Task to carry out: Pictures in the entries below are to be left out; otherwise, reproduce exactly the lines from the first through the line containing "Chart.register(...registerables);".

Exercise data:

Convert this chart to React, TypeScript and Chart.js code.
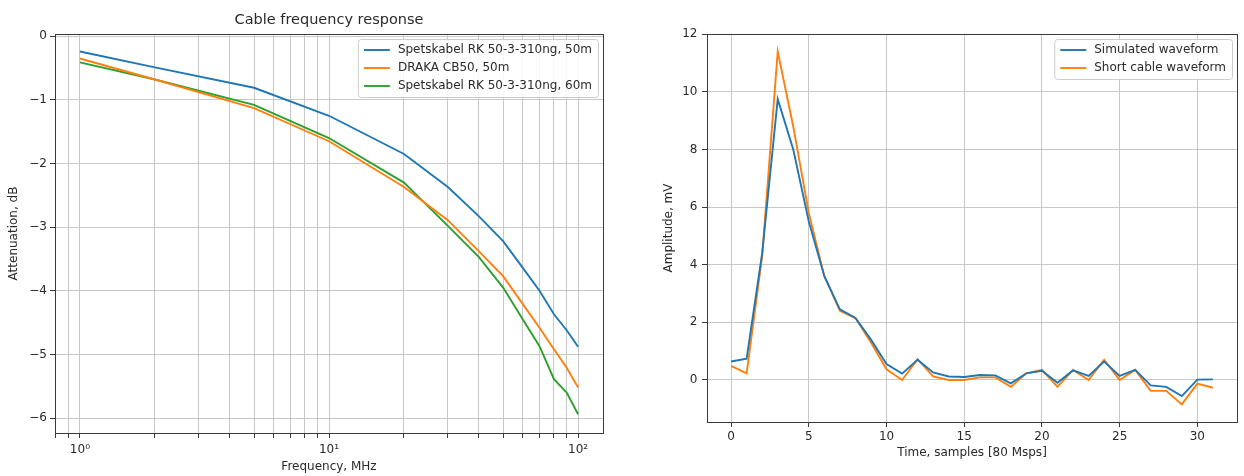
import React, { useEffect, useRef } from "react";
import { Chart, registerables } from "chart.js";

Chart.register(...registerables);

// ---------- data: left chart (cable frequency response) ----------
const freqMHz = [1, 2, 5, 10, 20, 30, 40, 50, 60, 70, 80, 90, 100];
const rk50m = [-0.24, -0.49, -0.81, -1.25, -1.85, -2.37, -2.83, -3.22, -3.64, -4.0, -4.37, -4.62, -4.88];
const draka50m = [-0.35, -0.68, -1.13, -1.65, -2.37, -2.89, -3.38, -3.77, -4.21, -4.58, -4.92, -5.21, -5.52];
const rk60m = [-0.41, -0.68, -1.08, -1.6, -2.3, -2.98, -3.47, -3.95, -4.45, -4.87, -5.39, -5.6, -5.94];
const leftLegend = ["Spetskabel RK 50-3-310ng, 50m", "DRAKA CB50, 50m", "Spetskabel RK 50-3-310ng, 60m"];
const freqGridTicks = [0.8, 0.9, 1, 2, 3, 4, 5, 6, 7, 8, 9, 10, 20, 30, 40, 50, 60, 70, 80, 90, 100];
const freqMajorValues = [1, 10, 100];
const freqMajorLabels = ["10⁰", "10¹", "10²"];
const attenTicks = [-6, -5, -4, -3, -2, -1, 0];

// ---------- data: right chart (waveforms) ----------
const samples = [0, 1, 2, 3, 4, 5, 6, 7, 8, 9, 10, 11, 12, 13, 14, 15, 16, 17, 18, 19, 20, 21, 22, 23, 24, 25, 26, 27, 28, 29, 30, 31];
const simulated = [0.64, 0.74, 4.4, 9.75, 8.0, 5.5, 3.6, 2.45, 2.15, 1.4, 0.55, 0.22, 0.7, 0.26, 0.12, 0.1, 0.17, 0.16, -0.12, 0.23, 0.32, -0.1, 0.33, 0.14, 0.64, 0.14, 0.35, -0.19, -0.24, -0.56, 0.01, 0.02];
const shortCable = [0.49, 0.23, 4.3, 11.4, 8.8, 5.8, 3.6, 2.4, 2.15, 1.3, 0.37, 0.0, 0.72, 0.12, 0.0, 0.0, 0.09, 0.09, -0.24, 0.23, 0.35, -0.24, 0.35, 0.0, 0.7, 0.0, 0.35, -0.38, -0.38, -0.85, -0.13, -0.27];
const rightLegend = ["Simulated waveform", "Short cable waveform"];
const sampleTicks = [0, 5, 10, 15, 20, 25, 30];
const ampTicks = [0, 2, 4, 6, 8, 10, 12];

const FONT = "'DejaVu Sans', sans-serif";
const TXT = "#2a2a2a";
const GRID = "#c8c8c8";
const C_BLUE = "#1f77b4";
const C_ORANGE = "#ff7f0e";
const C_GREEN = "#2ca02c";

const minusFmt = (v: number) => (v < 0 ? "\u2212" + Math.abs(v) : String(v));

const framePlugin = {
  id: "mplFrame",
  afterDatasetsDraw(chart: any) {
    const { ctx, chartArea } = chart;
    ctx.save();
    ctx.strokeStyle = "#3a3a3a";
    ctx.lineWidth = 1;
    ctx.strokeRect(
      Math.round(chartArea.left) + 0.5,
      Math.round(chartArea.top) + 0.5,
      Math.round(chartArea.right - chartArea.left),
      Math.round(chartArea.bottom - chartArea.top)
    );
    ctx.restore();
  },
};

const legendPlugin = {
  id: "mplLegend",
  afterDraw(chart: any, _args: any, opts: any) {
    if (!opts || !opts.labels) return;
    const { ctx, chartArea } = chart;
    ctx.save();
    ctx.font = `12px ${FONT}`;
    const labels: string[] = opts.labels;
    const colors: string[] = opts.colors;
    const textW = Math.max(...labels.map((l) => ctx.measureText(l).width));
    const padL = 6, lineLen = 26, gap = 8, padR = 6, rowH = 18;
    const w = padL + lineLen + gap + textW + padR;
    const h = labels.length * rowH + 4;
    const x = chartArea.right - 5 - w;
    const y = chartArea.top + 5;
    ctx.beginPath();
    (ctx as any).roundRect(x + 0.5, y + 0.5, w, h, 3);
    ctx.fillStyle = "rgba(255,255,255,0.85)";
    ctx.fill();
    ctx.strokeStyle = "#cccccc";
    ctx.lineWidth = 1;
    ctx.stroke();
    labels.forEach((l, i) => {
      const cy = y + 11 + i * rowH;
      ctx.beginPath();
      ctx.moveTo(x + padL, cy);
      ctx.lineTo(x + padL + lineLen, cy);
      ctx.strokeStyle = colors[i];
      ctx.lineWidth = 1.9;
      ctx.stroke();
      ctx.fillStyle = TXT;
      ctx.textBaseline = "middle";
      ctx.textAlign = "left";
      ctx.fillText(l, x + padL + lineLen + gap, cy);
    });
    ctx.restore();
  },
};

function line(label: string, data: any[], color: string) {
  return {
    label,
    data,
    borderColor: color,
    backgroundColor: color,
    borderWidth: 1.9,
    pointRadius: 0,
    tension: 0,
    fill: false,
  };
}

function LeftChart() {
  const ref = useRef<HTMLCanvasElement | null>(null);
  useEffect(() => {
    const font = { family: FONT, size: 12 };
    const chart = new Chart(ref.current as HTMLCanvasElement, {
      type: "line",
      data: {
        datasets: [
          line(leftLegend[0], freqMHz.map((f, i) => ({ x: f, y: rk50m[i] })), C_BLUE),
          line(leftLegend[1], freqMHz.map((f, i) => ({ x: f, y: draka50m[i] })), C_ORANGE),
          line(leftLegend[2], freqMHz.map((f, i) => ({ x: f, y: rk60m[i] })), C_GREEN),
        ],
      },
      options: {
        animation: false,
        responsive: false,
        devicePixelRatio: 1,
        layout: { padding: { left: 0, right: 37, top: 0, bottom: 0 } },
        plugins: {
          legend: { display: false },
          tooltip: { enabled: false },
          title: {
            display: true,
            text: "Cable frequency response",
            fullSize: false,
            color: TXT,
            font: { family: FONT, size: 14.5, weight: "normal" },
            padding: { top: 12, bottom: 4.6 },
          },
          mplLegend: { labels: leftLegend, colors: [C_BLUE, C_ORANGE, C_GREEN] },
        } as any,
        scales: {
          x: {
            type: "logarithmic",
            min: Math.pow(10, -0.1),
            max: Math.pow(10, 2.1),
            bounds: "data",
            afterBuildTicks: (s: any) => {
              s.ticks = freqGridTicks.map((v) => ({ value: v, major: freqMajorValues.includes(v) }));
            },
            afterFit: (s: any) => {
              s.height = 43;
            },
            ticks: {
              autoSkip: false,
              maxRotation: 0,
              minRotation: 0,
              padding: 4.8,
              color: TXT,
              font,
              callback: (v: any) => {
                const idx = freqMajorValues.indexOf(Number(v));
                return idx >= 0 ? freqMajorLabels[idx] : "";
              },
            },
            grid: { color: GRID, lineWidth: 1, tickColor: "#3a3a3a", tickLength: 5 },
            border: { display: false },
            title: { display: true, text: "Frequency, MHz", color: TXT, font, padding: { top: 0, bottom: 2.3 } },
          },
          y: {
            type: "linear",
            min: -6.235,
            max: 0.035,
            bounds: "data",
            afterBuildTicks: (s: any) => {
              s.ticks = attenTicks.map((v) => ({ value: v }));
            },
            afterFit: (s: any) => {
              s.width = 55;
            },
            ticks: { padding: 3, color: TXT, font, callback: (v: any) => minusFmt(Number(v)) },
            grid: { color: GRID, lineWidth: 1, tickColor: "#3a3a3a", tickLength: 5 },
            border: { display: false },
            title: { display: true, text: "Attenuation, dB", color: TXT, font, padding: { top: 6.8, bottom: 0 } },
          },
        } as any,
      },
      plugins: [framePlugin, legendPlugin],
    });
    return () => chart.destroy();
  }, []);
  return <canvas ref={ref} width={640} height={476} style={{ width: 640, height: 476, display: "block" }} />;
}

function RightChart() {
  const ref = useRef<HTMLCanvasElement | null>(null);
  useEffect(() => {
    const font = { family: FONT, size: 12 };
    const chart = new Chart(ref.current as HTMLCanvasElement, {
      type: "line",
      data: {
        datasets: [
          line(rightLegend[0], samples.map((s, i) => ({ x: s, y: simulated[i] })), C_BLUE),
          line(rightLegend[1], samples.map((s, i) => ({ x: s, y: shortCable[i] })), C_ORANGE),
        ],
      },
      options: {
        animation: false,
        responsive: false,
        devicePixelRatio: 1,
        layout: { padding: { left: 0, right: 7, top: 34, bottom: 0 } },
        plugins: {
          legend: { display: false },
          tooltip: { enabled: false },
          mplLegend: { labels: rightLegend, colors: [C_BLUE, C_ORANGE] },
        } as any,
        scales: {
          x: {
            type: "linear",
            min: -1.55,
            max: 32.55,
            bounds: "data",
            afterBuildTicks: (s: any) => {
              s.ticks = sampleTicks.map((v) => ({ value: v }));
            },
            afterFit: (s: any) => {
              s.height = 54;
            },
            ticks: { autoSkip: false, maxRotation: 0, minRotation: 0, padding: 2.8, color: TXT, font },
            grid: { color: GRID, lineWidth: 1, tickColor: "#3a3a3a", tickLength: 5 },
            border: { display: false },
            title: { display: true, text: "Time, samples [80 Msps]", color: TXT, font, padding: { top: 0, bottom: 15.8 } },
          },
          y: {
            type: "linear",
            min: -1.46,
            max: 12.01,
            bounds: "data",
            afterBuildTicks: (s: any) => {
              s.ticks = ampTicks.map((v) => ({ value: v }));
            },
            afterFit: (s: any) => {
              s.width = 67;
            },
            ticks: { padding: 4.6, color: TXT, font, callback: (v: any) => minusFmt(Number(v)) },
            grid: { color: GRID, lineWidth: 1, tickColor: "#3a3a3a", tickLength: 5 },
            border: { display: false },
            title: { display: true, text: "Amplitude, mV", color: TXT, font, padding: { top: 21.5, bottom: 0 } },
          },
        } as any,
      },
      plugins: [framePlugin, legendPlugin],
    });
    return () => chart.destroy();
  }, []);
  return <canvas ref={ref} width={604} height={476} style={{ width: 604, height: 476, display: "block" }} />;
}

export default function App() {
  return (
    <div style={{ position: "fixed", left: 0, top: 0, width: 1244, height: 476, background: "#fff", overflow: "hidden" }}>
      <div style={{ position: "absolute", left: 0, top: 0 }}>
        <LeftChart />
      </div>
      <div style={{ position: "absolute", left: 640, top: 0 }}>
        <RightChart />
      </div>
    </div>
  );
}
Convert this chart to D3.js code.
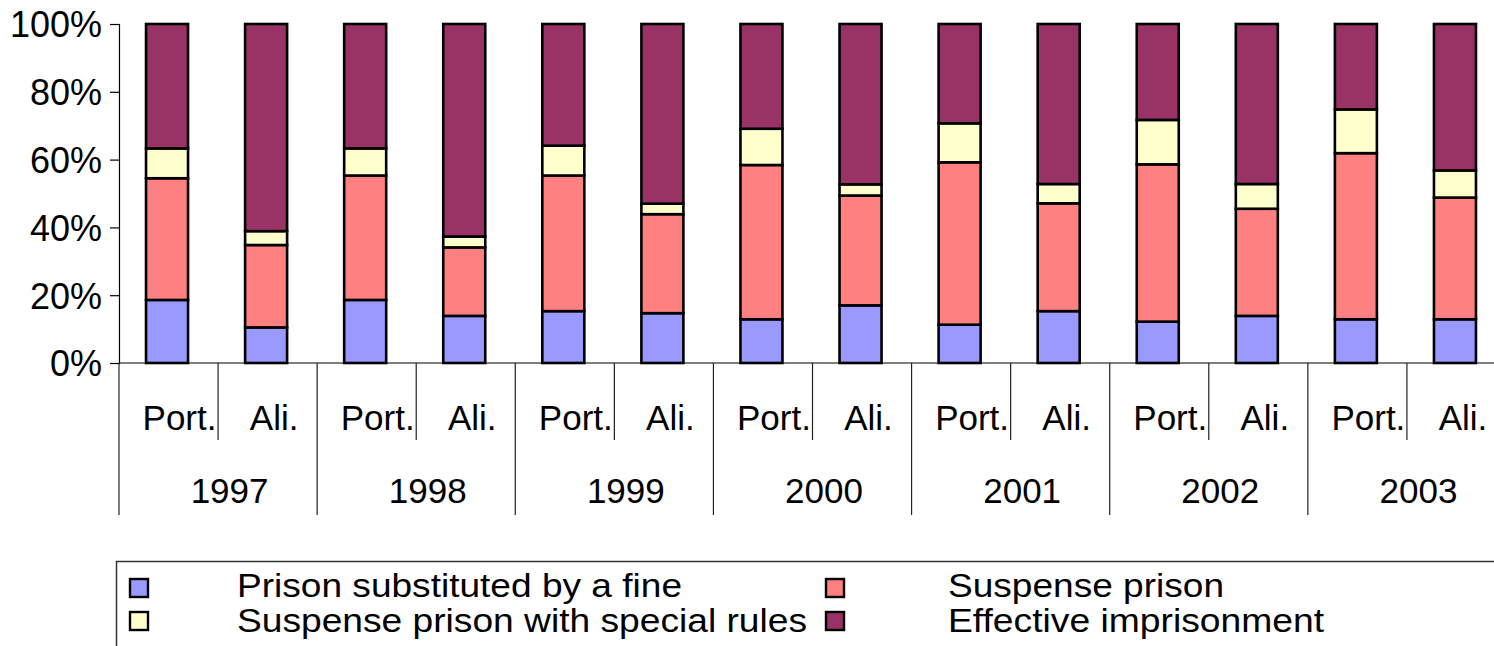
<!DOCTYPE html>
<html>
<head>
<meta charset="utf-8">
<script src="https://cdn.jsdelivr.net/npm/d3@7"></script>
<style>
  html, body { margin: 0; padding: 0; background: #fff; }
  svg { display: block; }
  text { font-family: "Liberation Sans", Arial, sans-serif; fill: #000; }
</style>
</head>
<body>
<svg id="chart" width="1494" height="646"></svg>
<script>
// ---- data ----
const years = ["1997", "1998", "1999", "2000", "2001", "2002", "2003"];
const groups = ["Port.", "Ali."];
const seriesNames = ["Prison substituted by a fine", "Suspense prison", "Suspense prison with special rules", "Effective imprisonment"];
const seriesColors = ["#9999FF", "#FF8080", "#FFFFCC", "#993366"];
// order: 1997 Port., 1997 Ali., 1998 Port., ...
const fineValues      = [18.6, 10.5, 18.6, 13.9, 15.3, 14.7, 12.9, 17.0, 11.3, 15.3, 12.2, 13.9, 12.9, 12.9];
const suspenseValues  = [35.9, 24.3, 36.7, 20.2, 40.0, 29.2, 45.5, 32.4, 47.9, 31.8, 46.4, 31.6, 49.0, 35.9];
const specialValues   = [ 8.8,  4.1,  8.0,  3.2,  8.8,  3.1, 10.7,  3.3, 11.5,  5.7, 13.1,  7.3, 12.9,  8.0];
const effectiveValues = [36.7, 61.1, 36.7, 62.7, 35.9, 53.0, 30.9, 47.3, 29.3, 47.2, 28.3, 47.2, 25.2, 43.2];
const yTicks = [0, 20, 40, 60, 80, 100];

(function () {
// ---- build table ----
const keys = ["fine", "suspense", "special", "effective"];
const rows = [];
years.forEach((yr, i) => groups.forEach((g, j) => {
  const k = i * 2 + j;
  rows.push({ id: yr + "|" + g, year: yr, group: g,
    fine: fineValues[k], suspense: suspenseValues[k], special: specialValues[k], effective: effectiveValues[k] });
}));

const svg = d3.select("#chart");
const pLeft = 119, pRight = 1506, pTop = 24, pBottom = 363;

const x = d3.scaleBand().domain(rows.map(r => r.id)).range([pLeft, pRight]).padding(0);
const y = d3.scaleLinear().domain([0, 100]).range([pBottom, pTop]);
const color = d3.scaleOrdinal().domain(keys).range(seriesColors);

const stacked = d3.stack().keys(keys)(rows);
const bw = x.bandwidth();
const barW = bw * 0.424;

// bars
svg.append("g").selectAll("g").data(stacked).join("g")
  .attr("fill", d => color(d.key))
  .selectAll("rect").data(d => d).join("rect")
  .attr("x", d => x(d.data.id) + (bw - barW) / 2 - 1.5)
  .attr("width", barW)
  .attr("y", d => y(d[1]))
  .attr("height", d => y(d[0]) - y(d[1]))
  .attr("stroke", "#000")
  .attr("stroke-width", 2.6);

// y axis
const yAxis = d3.axisLeft(y).tickValues(yTicks).tickFormat(d => d + "%").tickSize(9).tickPadding(8);
const yg = svg.append("g").attr("transform", `translate(${pLeft},0)`).call(yAxis);
yg.select(".domain").attr("stroke", "#000").attr("stroke-width", 1.2);
yg.selectAll(".tick line").attr("stroke", "#000").attr("stroke-width", 1.2).attr("x2", -9).attr("x1", 1);
yg.selectAll(".tick text").attr("font-size", "36px").attr("font-family", "Liberation Sans, Arial, sans-serif")
  .attr("fill", "#000").attr("dy", "0.36em");

// x axis baseline
svg.append("line").attr("x1", pLeft).attr("x2", pRight).attr("y1", pBottom).attr("y2", pBottom)
  .attr("stroke", "#000").attr("stroke-width", 1.2);

// inner separators (between Port. and Ali.)
const sepG = svg.append("g").attr("stroke", "#222").attr("stroke-width", 1.2);
rows.forEach(r => {
  if (r.group === "Ali.") {
    const xx = x(r.id);
    sepG.append("line").attr("x1", xx).attr("x2", xx).attr("y1", pBottom).attr("y2", 440);
  }
});
// year separators
years.concat(["end"]).forEach((yr, i) => {
  const xx = pLeft + i * 2 * bw;
  sepG.append("line").attr("x1", xx).attr("x2", xx).attr("y1", pBottom).attr("y2", 515);
});

// group labels
svg.append("g").selectAll("text").data(rows).join("text")
  .attr("x", d => x(d.id) + bw / 2 + (d.group === "Port." ? 11 : 6.5))
  .attr("y", 430)
  .attr("text-anchor", "middle")
  .attr("font-size", "35px")
  .text(d => d.group);

// year labels
svg.append("g").selectAll("text").data(years).join("text")
  .attr("x", (d, i) => pLeft + i * 2 * bw + bw + 11.5)
  .attr("y", 503)
  .attr("text-anchor", "middle")
  .attr("font-size", "35px")
  .text(d => d);

// legend
const lg = svg.append("g");
lg.append("rect").attr("x", 116.5).attr("y", 561.5).attr("width", 1500).attr("height", 200)
  .attr("fill", "none").attr("stroke", "#333").attr("stroke-width", 1.5);
const legendItems = [
  { k: 0, sx: 130, tx: 237, row: 0, w: 445 },
  { k: 1, sx: 826, tx: 948, row: 0, w: 276 },
  { k: 2, sx: 130, tx: 237, row: 1, w: 570 },
  { k: 3, sx: 826, tx: 948, row: 1, w: 376 }
];
legendItems.forEach(it => {
  lg.append("rect").attr("x", it.sx).attr("y", 579 + it.row * 33).attr("width", 18).attr("height", 18)
    .attr("fill", seriesColors[it.k]).attr("stroke", "#000").attr("stroke-width", 2.4);
  lg.append("text").attr("x", it.tx).attr("y", 597 + it.row * 34.5)
    .attr("font-size", "33px")
    .attr("textLength", it.w).attr("lengthAdjust", "spacingAndGlyphs")
    .text(seriesNames[it.k]);
});
})();
</script>
</body>
</html>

Full solution:
Convert this chart to React, TypeScript and Chart.js code.
import React, { useEffect, useRef } from "react";
import { Chart, registerables } from "chart.js";

Chart.register(...registerables);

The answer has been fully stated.